Antes da pandemia, a média diária de visitantes no Horto variava entre 3 mil a 5 mil pessoas em períodos regulares — durante as romarias chega a ser quatro vezes maior. Com a limitação, inclusive, das chamadas “caravanas”, que trazem fiéis de outros estados, mesmo longe da época dos eventos religiosos, a expectativa é que a média gire entre 300 a 500 pessoas. “Nunca tinha presenciado isso. A pandemia veio para destruir muita coisa. Foi ruim, porque caiu muito. Antes, quando não tinha as romarias, apareciam as caravanas e arrumava o suficiente para sobreviver”, aponta Josefa.
PROTOCOLOS
Para evitar contágio, a administração do Horto reduziu a circulação do comércio ambulante e isso afetou diretamente os fotógrafos e as peneiristas, que fazem um revezamento entre os dias que poderão trabalhar aos pés da estátua. “Dia sim a gente vem, no outro dia é outro grupo”, explica Regina. A abertura do complexo também ficou restrita das 7h às 17h, enquanto o comércio pode abrir das 8h às 17h. Com essa limitação, Regina começou a vender, no Centro da cidade, bolos que sua filha mais velha cozinha. “Já é uma ajuda”, garante.
Contudo, em um ano e meio de combate ao coronavírus, o Horto esteve fechado duas vezes. No primeiro momento, não recebeu visitantes por seis meses. Já na segunda vez, a restrição durou aproximadamente um mês. “Foi o momento mais difícil. Minha sorte foi Deus e o auxílio que recebi durante os seis meses, que deu para manter o básico na minha família que tem cinco pessoas”, admite Regina.

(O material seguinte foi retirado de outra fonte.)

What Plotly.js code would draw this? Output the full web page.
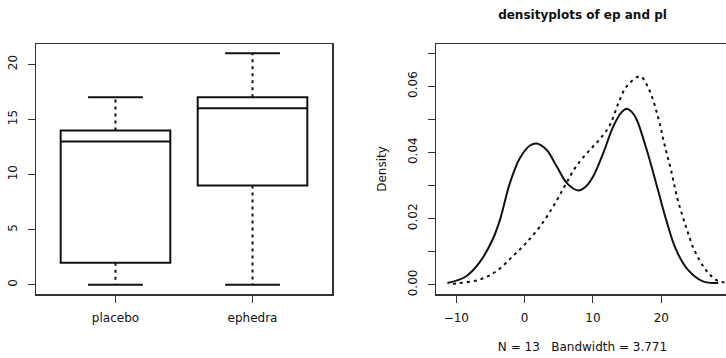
<!DOCTYPE html>
<html>
<head>
<meta charset="utf-8">
<script src="https://cdn.plot.ly/plotly-3.0.1.min.js"></script>
<style>html,body{margin:0;padding:0;overflow:hidden;background:#fff}</style>
</head>
<body>
<div id="chart" style="width:732px;height:358px"></div>
<script>
// ---- Boxplot data ----
const groups = ['placebo', 'ephedra'];
const groupPos = [1, 2];
const boxQ1 = [2, 9];
const boxMedian = [13, 16];
const boxQ3 = [14, 17];
const boxMin = [0, 0];
const boxMax = [17, 21];
const boxYTicks = [0, 5, 10, 15, 20];

// ---- Density curves ----
const plX = [-11.3, -8.6, -6.65, -4.7, -3.6, -2.15, -0.69, 0.78, 1.76, 3.2, 4.69, 6.15, 7.85, 9.0, 10.04, 11.5, 12.97, 14.2, 14.93, 15.7, 16.4, 17.86, 19.5, 20.7, 22.15, 23.9, 26.1, 28.3];
const plY = [0.0005, 0.0025, 0.0066, 0.0136, 0.0197, 0.0308, 0.0383, 0.0421, 0.0427, 0.0408, 0.0358, 0.0308, 0.0285, 0.0298, 0.0328, 0.0398, 0.0479, 0.0522, 0.0532, 0.0522, 0.0499, 0.0408, 0.0287, 0.0197, 0.0106, 0.0045, 0.0010, 0.0005];
const epX = [-10.5, -9.6, -6.65, -4.2, -1.75, 0.2, 2.24, 4.19, 5.9, 7.6, 9.56, 11.0, 12.5, 13.7, 14.93, 16.9, 18.1, 19.5, 20.4, 21.4, 22.4, 23.6, 24.8, 26.5, 28.0, 29.2, 31.0];
const epY = [0.0003, 0.0005, 0.0015, 0.0040, 0.0086, 0.0126, 0.0176, 0.0237, 0.0300, 0.0360, 0.0408, 0.0440, 0.0484, 0.0548, 0.0600, 0.0630, 0.0595, 0.0509, 0.0429, 0.0348, 0.0257, 0.0176, 0.0106, 0.0045, 0.0015, 0.0007, 0.0002];
const densXTicks = [-10, 0, 10, 20];
const densYTicks = [0, 0.01, 0.02, 0.03, 0.04, 0.05, 0.06, 0.07];
const densYTickText = ['0.00', '', '0.02', '', '0.04', '', '0.06', ''];
const densTitle = 'densityplots of ep and pl';
const densXTitle = 'N = 13\u00a0\u00a0\u00a0Bandwidth = 3.771';
const densYTitle = 'Density';

const W = 732, H = 358;
const px = p => p / W;
const py = p => 1 - p / H;
const FONT = 'DejaVu Sans, Arial, sans-serif';
const INK = '#111';
const FRAME = '#333';
const DASH = '3px,4px';

// whiskers and caps built from the box arrays
const capHalf = 0.2;
const wx = [], wy = [], cx = [], cy = [];
groupPos.forEach((p, i) => {
  wx.push(p, p, null, p, p, null);
  wy.push(boxQ3[i], boxMax[i], null, boxQ1[i], boxMin[i], null);
  cx.push(p - capHalf, p + capHalf, null, p - capHalf, p + capHalf, null);
  cy.push(boxMax[i], boxMax[i], null, boxMin[i], boxMin[i], null);
});

const traces = [
  {
    type: 'box', x: groupPos, q1: boxQ1, median: boxMedian, q3: boxQ3,
    lowerfence: boxQ1, upperfence: boxQ3, width: 0.8, whiskerwidth: 0,
    fillcolor: 'rgba(0,0,0,0)', line: {color: INK, width: 2},
    boxpoints: false, hoverinfo: 'skip', showlegend: false, xaxis: 'x', yaxis: 'y'
  },
  {
    type: 'scatter', mode: 'lines', x: wx, y: wy, line: {color: INK, width: 2, dash: DASH},
    hoverinfo: 'skip', showlegend: false, xaxis: 'x', yaxis: 'y'
  },
  {
    type: 'scatter', mode: 'lines', x: cx, y: cy, line: {color: INK, width: 2},
    hoverinfo: 'skip', showlegend: false, xaxis: 'x', yaxis: 'y'
  },
  {
    type: 'scatter', mode: 'lines', name: 'pl', x: plX, y: plY,
    line: {color: INK, width: 2, shape: 'spline', smoothing: 1},
    showlegend: false, xaxis: 'x2', yaxis: 'y2'
  },
  {
    type: 'scatter', mode: 'lines', name: 'ep', x: epX, y: epY,
    line: {color: INK, width: 2, shape: 'spline', smoothing: 1, dash: DASH},
    showlegend: false, xaxis: 'x2', yaxis: 'y2'
  }
];

const axBase = {
  showline: true, mirror: true, linecolor: FRAME, linewidth: 1.5,
  ticks: 'outside', ticklen: 7, tickwidth: 1, tickcolor: FRAME,
  showgrid: false, zeroline: false, fixedrange: true,
  tickfont: {family: FONT, size: 12, color: INK}
};

const layout = {
  width: W, height: H,
  margin: {l: 0, r: 0, t: 0, b: 0},
  paper_bgcolor: '#fff', plot_bgcolor: '#fff',
  showlegend: false,
  font: {family: FONT, size: 12, color: INK},
  title: {
    text: densTitle, x: px(582.5), xanchor: 'center', y: py(15), yanchor: 'middle',
    font: {family: FONT, size: 12, color: INK, weight: 'bold'}
  },
  xaxis: Object.assign({}, axBase, {
    domain: [px(36), px(332)], range: [0.42, 2.58], anchor: 'y',
    tickmode: 'array', tickvals: groupPos, ticktext: groups, ticklabelstandoff: 5
  }),
  yaxis: Object.assign({}, axBase, {
    domain: [py(294), py(44)], range: [-0.84, 21.84], anchor: 'x',
    tickmode: 'array', tickvals: boxYTicks, tickangle: -90, ticklabelstandoff: 6
  }),
  xaxis2: Object.assign({}, axBase, {
    domain: [px(436), px(729)], range: [-12.97, 29.9], anchor: 'y2',
    tickmode: 'array', tickvals: densXTicks, ticklabelstandoff: 5,
    title: {text: densXTitle, standoff: 18, font: {family: FONT, size: 12, color: INK}}
  }),
  yaxis2: Object.assign({}, axBase, {
    domain: [py(294), py(44)], range: [-0.0028, 0.0728], anchor: 'x2',
    tickmode: 'array', tickvals: densYTicks, ticktext: densYTickText, tickangle: -90, ticklabelstandoff: 6,
    title: {text: densYTitle, standoff: 16, font: {family: FONT, size: 12, color: INK}}
  })
};

Plotly.newPlot('chart', traces, layout, {staticPlot: true, displayModeBar: false});
</script>
</body>
</html>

Mesmo com o retorno em algumas ocasiões, o complexo só veio funcionar com todos os equipamentos, como o Museu Vivo do Padre Cícero, no antigo Casarão do Horto, há pouco mais de um mês. “Nunca passamos nada parecido. Mesmo depois das romarias, a gente ia se virando sem se apertar”, completa Josefa.
ESPERANÇA
Hoje, o grande desejo destas mulheres vendedoras é que haja um retorno das romarias presenciais: “Que Deus abençoe que volte logo (as romarias), porque está difícil as coisas”, desabafa Josefa. “Espero que tenha pelo menos com a metade ou um terço dos romeiros. Já vai melhorar mais ainda pra gente e o comércio pra todo mundo, porque eu dependo do romeiro”, admite Regina.
Contudo, isso ainda é incerto. Na última celebração que ocorreu em memória da morte do Padre Cícero, a Prefeitura de Juazeiro do Norte proibiu a entrada de caminhões e ônibus com romeiros, entre os dias 17 e 20 de julho, período do evento. Além disso, limitou a capacidade em 30% de igrejas, bares, restaurantes e os chamados “ranchos” — pousadas populares que recebem os fiéis.
A medida também restringiu o acesso à colina do Horto, assim como os funcionamentos da Fundação Memorial Padre Cícero e dos Museus. Além disso, proibiu a fixação de bancas, barracas, entre outros instrumentos de comércio, sejam de pessoas da própria cidade ou de forasteiros. Apenas camelôs de Juazeiro do Norte com pontos já instalados puderam trabalhar neste período.